Reproduce the material below line by line, beginning with its first line and ending with the line that contains "const H = 999;"; leave out pictures.

### DATASET EXTRACT
+ + + + + + +

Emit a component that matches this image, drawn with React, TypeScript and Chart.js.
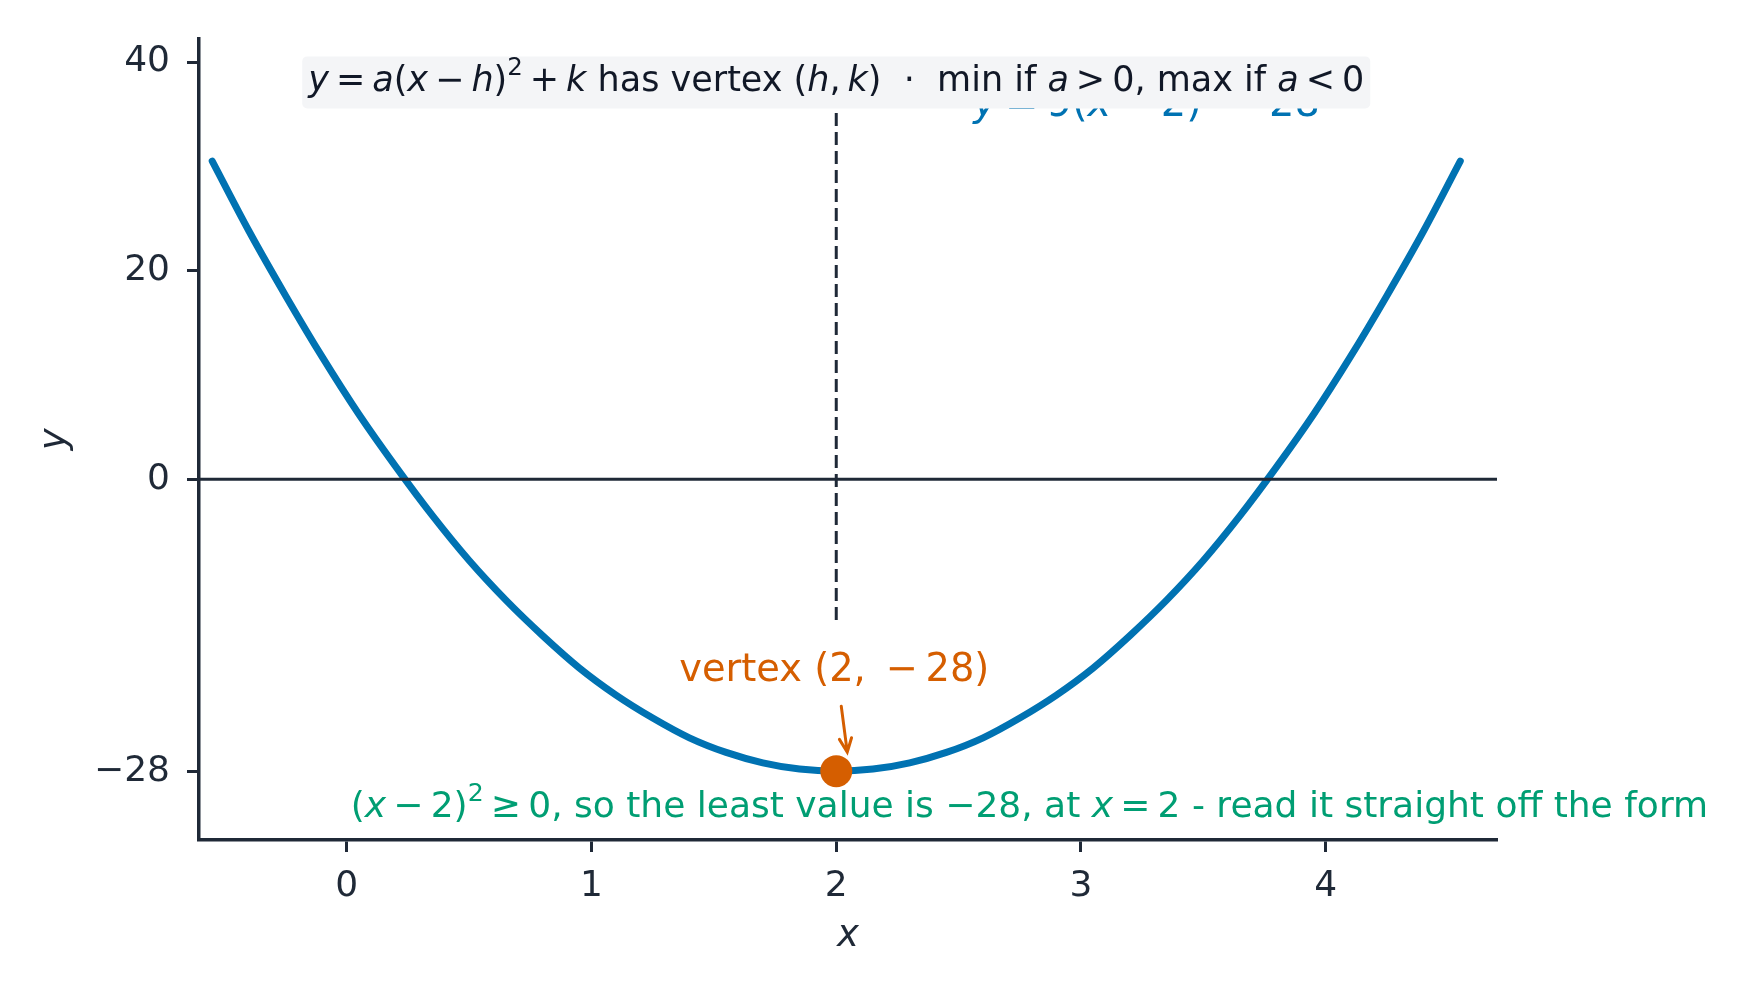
import { useEffect, useRef } from "react";
import { Chart, registerables } from "chart.js";

Chart.register(...registerables);

const W = 1752;
const H = 999;

// curve y = 9(x - 2)^2 - 28
const curveX = [
  -0.55, -0.4, -0.25, -0.1, 0.05, 0.2, 0.35, 0.5, 0.65, 0.8, 0.95, 1.1, 1.25, 1.4, 1.55, 1.7, 1.85,
  2.0, 2.15, 2.3, 2.45, 2.6, 2.75, 2.9, 3.05, 3.2, 3.35, 3.5, 3.65, 3.8, 3.95, 4.1, 4.25, 4.4, 4.55,
];
const curveY = [
  30.5, 23.8, 17.6, 11.7, 6.2, 1.2, -3.5, -7.8, -11.6, -15.0, -18.1, -20.7, -22.9, -24.8, -26.2, -27.2, -27.8,
  -28.0, -27.8, -27.2, -26.2, -24.8, -22.9, -20.7, -18.1, -15.0, -11.6, -7.8, -3.5, 1.2, 6.2, 11.7, 17.6, 23.8, 30.5,
];
const vertexX = [2];
const vertexY = [-28];
const guideX = [2, 2];
const guideY = [-13.5, 40];
const xTicks = [0, 1, 2, 3, 4];
const yTicks = [-28, 0, 20, 40];

const INK = "#1f2937";
const BLUE = "#0072B2";
const ORANGE = "#D55E00";
const GREEN = "#009E73";
const FONT = '"DejaVu Sans", sans-serif';
const TS = "\u2009"; // thin space, like mathtext around operators

type Run = { t: string; it?: boolean; sup?: boolean };

function runFont(r: Run, size: number) {
  const s = r.sup ? size * 0.7 : size;
  return `${r.it ? "italic " : ""}${s}px ${FONT}`;
}

function runsWidth(ctx: CanvasRenderingContext2D, runs: Run[], size: number) {
  let w = 0;
  for (const r of runs) {
    ctx.font = runFont(r, size);
    w += ctx.measureText(r.t).width;
  }
  return w;
}

function drawRuns(
  ctx: CanvasRenderingContext2D,
  runs: Run[],
  x: number,
  y: number,
  size: number,
  color: string,
  align: "left" | "center"
) {
  const w = runsWidth(ctx, runs, size);
  let cx = align === "center" ? x - w / 2 : x;
  ctx.fillStyle = color;
  ctx.textAlign = "left";
  ctx.textBaseline = "middle";
  for (const r of runs) {
    ctx.font = runFont(r, size);
    ctx.fillText(r.t, cx, r.sup ? y - size * 0.38 : y);
    cx += ctx.measureText(r.t).width;
  }
  return w;
}

const curveLabel: Run[] = [
  { t: "y", it: true }, { t: `${TS}=${TS}9(` }, { t: "x", it: true }, { t: `${TS}−${TS}2)` },
  { t: "2", sup: true }, { t: `${TS}−${TS}28` },
];
const boxLabel: Run[] = [
  { t: "y", it: true }, { t: `${TS}=${TS}` }, { t: "a", it: true }, { t: "(" }, { t: "x", it: true },
  { t: `${TS}−${TS}` }, { t: "h", it: true }, { t: ")" }, { t: "2", sup: true }, { t: `${TS}+${TS}` },
  { t: "k", it: true }, { t: " has vertex (" }, { t: "h", it: true }, { t: `,${TS}` }, { t: "k", it: true },
  { t: ")  ·  min if " }, { t: "a", it: true }, { t: `${TS}>${TS}0, max if ` }, { t: "a", it: true },
  { t: `${TS}<${TS}0` },
];
const vertexLabel: Run[] = [{ t: `vertex (2, ${TS}−${TS}28)` }];
const noteLabel: Run[] = [
  { t: "(" }, { t: "x", it: true }, { t: `${TS}−${TS}2)` }, { t: "2", sup: true },
  { t: `${TS}≥${TS}0, so the least value is −28, at ` }, { t: "x", it: true },
  { t: `${TS}=${TS}2 - read it straight off the form` },
];

const notes = {
  id: "notes",
  afterDatasetsDraw(chart: any) {
    const { ctx, chartArea, scales } = chart;
    const xs = scales.x;
    const ys = scales.y;
    ctx.save();

    // zero line
    const y0 = ys.getPixelForValue(0);
    ctx.strokeStyle = INK;
    ctx.lineWidth = 3;
    ctx.beginPath();
    ctx.moveTo(chartArea.left, y0);
    ctx.lineTo(chartArea.right, y0);
    ctx.stroke();

    const vx = xs.getPixelForValue(vertexX[0]);
    const vy = ys.getPixelForValue(vertexY[0]);

    // vertex label and arrow
    drawRuns(ctx, vertexLabel, vx - 2, vy - 100, 38.4, ORANGE, "center");
    const sx = vx + 5, sy = vy - 65, tx = vx + 11, ty = vy - 19;
    ctx.strokeStyle = ORANGE;
    ctx.lineWidth = 3;
    ctx.lineCap = "round";
    ctx.beginPath();
    ctx.moveTo(sx, sy);
    ctx.lineTo(tx, ty);
    const ang = Math.atan2(ty - sy, tx - sx);
    const hl = 15;
    ctx.moveTo(tx - hl * Math.cos(ang - 0.42), ty - hl * Math.sin(ang - 0.42));
    ctx.lineTo(tx, ty);
    ctx.lineTo(tx - hl * Math.cos(ang + 0.42), ty - hl * Math.sin(ang + 0.42));
    ctx.stroke();

    // note under the vertex
    drawRuns(ctx, noteLabel, xs.getPixelForValue(0) + 4, ys.getPixelForValue(-31.5), 36, GREEN, "left");

    // curve label (partly covered by the box)
    drawRuns(ctx, curveLabel, xs.getPixelForValue(2.56), ys.getPixelForValue(35.8), 40, BLUE, "left");

    // boxed form note
    const bx = xs.getPixelForValue(2);
    const by = ys.getPixelForValue(38.05);
    const bw = runsWidth(ctx, boxLabel, 35);
    const padX = 6, bh = 52;
    ctx.fillStyle = "#f4f5f7";
    ctx.beginPath();
    (ctx as any).roundRect(bx - bw / 2 - padX, by - bh / 2, bw + padX * 2, bh, 5);
    ctx.fill();
    drawRuns(ctx, boxLabel, bx, by, 35, "#111827", "center");

    ctx.restore();
  },
};

export default function App() {
  const ref = useRef<HTMLCanvasElement>(null);
  useEffect(() => {
    if (!ref.current) return;
    const chart = new Chart(ref.current, {
      type: "scatter",
      data: {
        datasets: [
          {
            label: "vertex",
            data: vertexX.map((x, i) => ({ x, y: vertexY[i] })),
            pointRadius: 16,
            pointBackgroundColor: ORANGE,
            pointBorderWidth: 0,
            showLine: false,
          },
          {
            label: "y = 9(x − 2)² − 28",
            data: curveX.map((x, i) => ({ x, y: curveY[i] })),
            showLine: true,
            borderColor: BLUE,
            borderWidth: 7,
            borderCapStyle: "round",
            cubicInterpolationMode: "monotone",
            pointRadius: 0,
          },
          {
            label: "axis of symmetry",
            data: guideX.map((x, i) => ({ x, y: guideY[i] })),
            showLine: true,
            borderColor: INK,
            borderWidth: 3,
            borderDash: [13, 6],
            pointRadius: 0,
          },
        ],
      },
      options: {
        responsive: false,
        animation: false,
        devicePixelRatio: 1,
        layout: { padding: { top: 38, right: 255, bottom: 0, left: 0 } },
        scales: {
          x: {
            type: "linear",
            min: -0.604,
            max: 4.7,
            afterBuildTicks: (s: any) => {
              s.ticks = xTicks.map((value) => ({ value }));
            },
            afterFit: (s: any) => {
              s.height = 159;
            },
            grid: { drawOnChartArea: false, drawTicks: true, tickLength: 12, tickWidth: 3, tickColor: INK },
            border: { display: true, color: INK, width: 3.5 },
            ticks: {
              color: INK,
              font: { family: FONT, size: 36 },
              padding: 13,
              maxRotation: 0,
              autoSkip: false,
              callback: (v: any) => String(v),
            },
            title: {
              display: true,
              text: "x",
              color: INK,
              font: { family: FONT, size: 37, style: "italic" },
              padding: { top: 0, bottom: 40 },
            },
          },
          y: {
            type: "linear",
            min: -34.6,
            max: 42.25,
            afterBuildTicks: (s: any) => {
              s.ticks = yTicks.map((value) => ({ value }));
            },
            afterFit: (s: any) => {
              s.width = 199;
            },
            grid: { drawOnChartArea: false, drawTicks: true, tickLength: 12, tickWidth: 3, tickColor: INK },
            border: { display: true, color: INK, width: 3.5 },
            ticks: {
              color: INK,
              font: { family: FONT, size: 36 },
              padding: 17,
              autoSkip: false,
              callback: (v: any) => (v < 0 ? "\u2212" + Math.abs(v) : String(v)),
            },
            title: {
              display: true,
              text: "y",
              color: INK,
              font: { family: FONT, size: 37, style: "italic" },
              padding: { top: 33, bottom: 0 },
            },
          },
        },
        plugins: {
          legend: { display: false },
          tooltip: { enabled: false },
        },
      },
      plugins: [notes],
    });
    return () => chart.destroy();
  }, []);

  return (
    <div style={{ position: "fixed", left: 0, top: 0, width: W, height: H, background: "#fff" }}>
      <canvas ref={ref} width={W} height={H} style={{ width: W, height: H }} />
    </div>
  );
}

+ + + + + + +

### REPLY TO THE EXERCISE
Emit a component that matches this image, drawn with React, TypeScript and Chart.js.
import { useEffect, useRef } from "react";
import { Chart, registerables } from "chart.js";

Chart.register(...registerables);

const W = 1752;
const H = 999;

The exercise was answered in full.